:: Your objective ::
Reproduce the listing below exactly, minus its pictures.

* start Information shown *

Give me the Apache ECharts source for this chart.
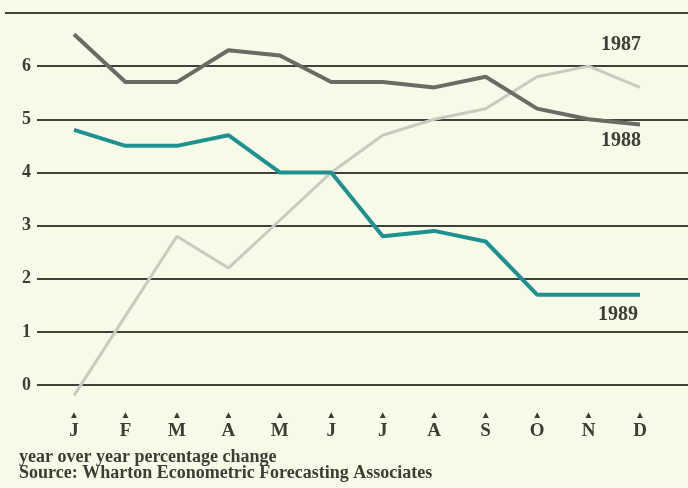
<!DOCTYPE html>
<html>
<head>
<meta charset="utf-8">
<script src="https://cdn.jsdelivr.net/npm/echarts@6/dist/echarts.min.js"></script>
<style>
  html, body { margin: 0; padding: 0; background: #f8fae8; }
  #chart { width: 688px; height: 488px; }
</style>
</head>
<body>
<div id="chart"></div>
<script>
// Month categories and their one-letter tick labels
const months = ['Jan', 'Feb', 'Mar', 'Apr', 'May', 'Jun', 'Jul', 'Aug', 'Sep', 'Oct', 'Nov', 'Dec'];
const monthLetters = ['J', 'F', 'M', 'A', 'M', 'J', 'J', 'A', 'S', 'O', 'N', 'D'];

// Year-over-year percentage change, by month
const y1987 = [-0.2, 1.3, 2.8, 2.2, 3.1, 4.0, 4.7, 5.0, 5.2, 5.8, 6.0, 5.6];
const y1988 = [6.6, 5.7, 5.7, 6.3, 6.2, 5.7, 5.7, 5.6, 5.8, 5.2, 5.0, 4.9];
const y1989 = [4.8, 4.5, 4.5, 4.7, 4.0, 4.0, 2.8, 2.9, 2.7, 1.7, 1.7, 1.7];

// Value axis ticks
const yTicks = [0, 1, 2, 3, 4, 5, 6];
const yMin = 0, yMax = 7, yStep = 1;

const serif = '"Liberation Serif", "DejaVu Serif", serif';
const inkColor = '#3a3f35';
const ruleColor = '#3f423b';

const chart = echarts.init(document.getElementById('chart'), null, { renderer: 'canvas' });

function yearLabel(offset) {
  return {
    show: true,
    formatter: '{a}',
    position: 'inside',
    offset: offset,
    fontFamily: serif,
    fontWeight: 'bold',
    fontSize: 20,
    color: inkColor,
    align: 'center',
    verticalAlign: 'middle'
  };
}

chart.setOption({
  backgroundColor: '#f8fae8',
  animation: false,
  graphic: [{
    type: 'line',
    shape: { x1: 5, y1: 13, x2: 688, y2: 13 },
    style: { stroke: ruleColor, lineWidth: 2 },
    z: 0
  }],
  grid: [
    { left: 37, right: 0, top: 13, bottom: 103 },
    { left: 74, right: 48, top: 13, bottom: 103 }
  ],
  xAxis: [
    { gridIndex: 0, type: 'category', data: months, show: false },
    {
      gridIndex: 1,
      type: 'category',
      data: months,
      boundaryGap: false,
      axisLine: { show: false },
      axisTick: { show: false },
      axisLabel: {
        margin: 25,
        interval: 0,
        formatter: function (v, i) { return '{t|\u25B2}\n{m|' + monthLetters[i] + '}'; },
        rich: {
          t: { fontSize: 10, color: inkColor, lineHeight: 10, align: 'center' },
          m: { fontFamily: serif, fontWeight: 'bold', fontSize: 19, color: inkColor, lineHeight: 22, align: 'center' }
        }
      }
    }
  ],
  yAxis: [
    {
      gridIndex: 0,
      type: 'value',
      min: yMin,
      max: yMax,
      interval: yStep,
      axisLine: { show: false },
      axisTick: { show: false },
      splitLine: { lineStyle: { color: ruleColor, width: 2 } },
      axisLabel: {
        margin: 6,
        formatter: function (v) { return yTicks.indexOf(v) >= 0 ? String(v) : ''; },
        fontFamily: serif,
        fontWeight: 'bold',
        fontSize: 18,
        color: inkColor
      }
    },
    {
      gridIndex: 1,
      type: 'value',
      min: yMin,
      max: yMax,
      interval: yStep,
      show: false
    }
  ],
  series: [
    {
      name: '1987',
      type: 'line',
      xAxisIndex: 1,
      yAxisIndex: 1,
      data: y1987,
      clip: false,
      symbol: 'none',
      lineStyle: { color: '#c8cbbf', width: 3 },
      endLabel: yearLabel([-27, -43]),
      z: 2
    },
    {
      name: '1988',
      type: 'line',
      xAxisIndex: 1,
      yAxisIndex: 1,
      data: y1988,
      clip: false,
      symbol: 'none',
      lineStyle: { color: '#6a6b64', width: 4 },
      endLabel: yearLabel([-27, 16]),
      z: 3
    },
    {
      name: '1989',
      type: 'line',
      xAxisIndex: 1,
      yAxisIndex: 1,
      data: y1989,
      clip: false,
      symbol: 'none',
      lineStyle: { color: '#1f9190', width: 4 },
      endLabel: yearLabel([-30, 20]),
      z: 4
    }
  ],
  title: {
    text: 'year over year percentage change\nSource: Wharton Econometric Forecasting Associates',
    left: 19,
    top: 449,
    padding: 0,
    textStyle: {
      fontFamily: serif,
      fontWeight: 'bold',
      fontSize: 18,
      lineHeight: 16,
      color: inkColor
    }
  }
});
</script>
</body>
</html>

* end Information shown *

:: Output of the task ::
Give me the Apache ECharts source for this chart.
<!DOCTYPE html>
<html>
<head>
<meta charset="utf-8">
<script src="https://cdn.jsdelivr.net/npm/echarts@6/dist/echarts.min.js"></script>
<style>
  html, body { margin: 0; padding: 0; background: #f8fae8; }
  #chart { width: 688px; height: 488px; }
</style>
</head>
<body>
<div id="chart"></div>
<script>
// Month categories and their one-letter tick labels
const months = ['Jan', 'Feb', 'Mar', 'Apr', 'May', 'Jun', 'Jul', 'Aug', 'Sep', 'Oct', 'Nov', 'Dec'];
const monthLetters = ['J', 'F', 'M', 'A', 'M', 'J', 'J', 'A', 'S', 'O', 'N', 'D'];

// Year-over-year percentage change, by month
const y1987 = [-0.2, 1.3, 2.8, 2.2, 3.1, 4.0, 4.7, 5.0, 5.2, 5.8, 6.0, 5.6];
const y1988 = [6.6, 5.7, 5.7, 6.3, 6.2, 5.7, 5.7, 5.6, 5.8, 5.2, 5.0, 4.9];
const y1989 = [4.8, 4.5, 4.5, 4.7, 4.0, 4.0, 2.8, 2.9, 2.7, 1.7, 1.7, 1.7];

// Value axis ticks
const yTicks = [0, 1, 2, 3, 4, 5, 6];
const yMin = 0, yMax = 7, yStep = 1;

const serif = '"Liberation Serif", "DejaVu Serif", serif';
const inkColor = '#3a3f35';
const ruleColor = '#3f423b';

const chart = echarts.init(document.getElementById('chart'), null, { renderer: 'canvas' });

function yearLabel(offset) {
  return {
    show: true,
    formatter: '{a}',
    position: 'inside',
    offset: offset,
    fontFamily: serif,
    fontWeight: 'bold',
    fontSize: 20,
    color: inkColor,
    align: 'center',
    verticalAlign: 'middle'
  };
}

chart.setOption({
  backgroundColor: '#f8fae8',
  animation: false,
  graphic: [{
    type: 'line',
    shape: { x1: 5, y1: 13, x2: 688, y2: 13 },
    style: { stroke: ruleColor, lineWidth: 2 },
    z: 0
  }],
  grid: [
    { left: 37, right: 0, top: 13, bottom: 103 },
    { left: 74, right: 48, top: 13, bottom: 103 }
  ],
  xAxis: [
    { gridIndex: 0, type: 'category', data: months, show: false },
    {
      gridIndex: 1,
      type: 'category',
      data: months,
      boundaryGap: false,
      axisLine: { show: false },
      axisTick: { show: false },
      axisLabel: {
        margin: 25,
        interval: 0,
        formatter: function (v, i) { return '{t|\u25B2}\n{m|' + monthLetters[i] + '}'; },
        rich: {
          t: { fontSize: 10, color: inkColor, lineHeight: 10, align: 'center' },
          m: { fontFamily: serif, fontWeight: 'bold', fontSize: 19, color: inkColor, lineHeight: 22, align: 'center' }
        }
      }
    }
  ],
  yAxis: [
    {
      gridIndex: 0,
      type: 'value',
      min: yMin,
      max: yMax,
      interval: yStep,
      axisLine: { show: false },
      axisTick: { show: false },
      splitLine: { lineStyle: { color: ruleColor, width: 2 } },
      axisLabel: {
        margin: 6,
        formatter: function (v) { return yTicks.indexOf(v) >= 0 ? String(v) : ''; },
        fontFamily: serif,
        fontWeight: 'bold',
        fontSize: 18,
        color: inkColor
      }
    },
    {
      gridIndex: 1,
      type: 'value',
      min: yMin,
      max: yMax,
      interval: yStep,
      show: false
    }
  ],
  series: [
    {
      name: '1987',
      type: 'line',
      xAxisIndex: 1,
      yAxisIndex: 1,
      data: y1987,
      clip: false,
      symbol: 'none',
      lineStyle: { color: '#c8cbbf', width: 3 },
      endLabel: yearLabel([-27, -43]),
      z: 2
    },
    {
      name: '1988',
      type: 'line',
      xAxisIndex: 1,
      yAxisIndex: 1,
      data: y1988,
      clip: false,
      symbol: 'none',
      lineStyle: { color: '#6a6b64', width: 4 },
      endLabel: yearLabel([-27, 16]),
      z: 3
    },
    {
      name: '1989',
      type: 'line',
      xAxisIndex: 1,
      yAxisIndex: 1,
      data: y1989,
      clip: false,
      symbol: 'none',
      lineStyle: { color: '#1f9190', width: 4 },
      endLabel: yearLabel([-30, 20]),
      z: 4
    }
  ],
  title: {
    text: 'year over year percentage change\nSource: Wharton Econometric Forecasting Associates',
    left: 19,
    top: 449,
    padding: 0,
    textStyle: {
      fontFamily: serif,
      fontWeight: 'bold',
      fontSize: 18,
      lineHeight: 16,
      color: inkColor
    }
  }
});
</script>
</body>
</html>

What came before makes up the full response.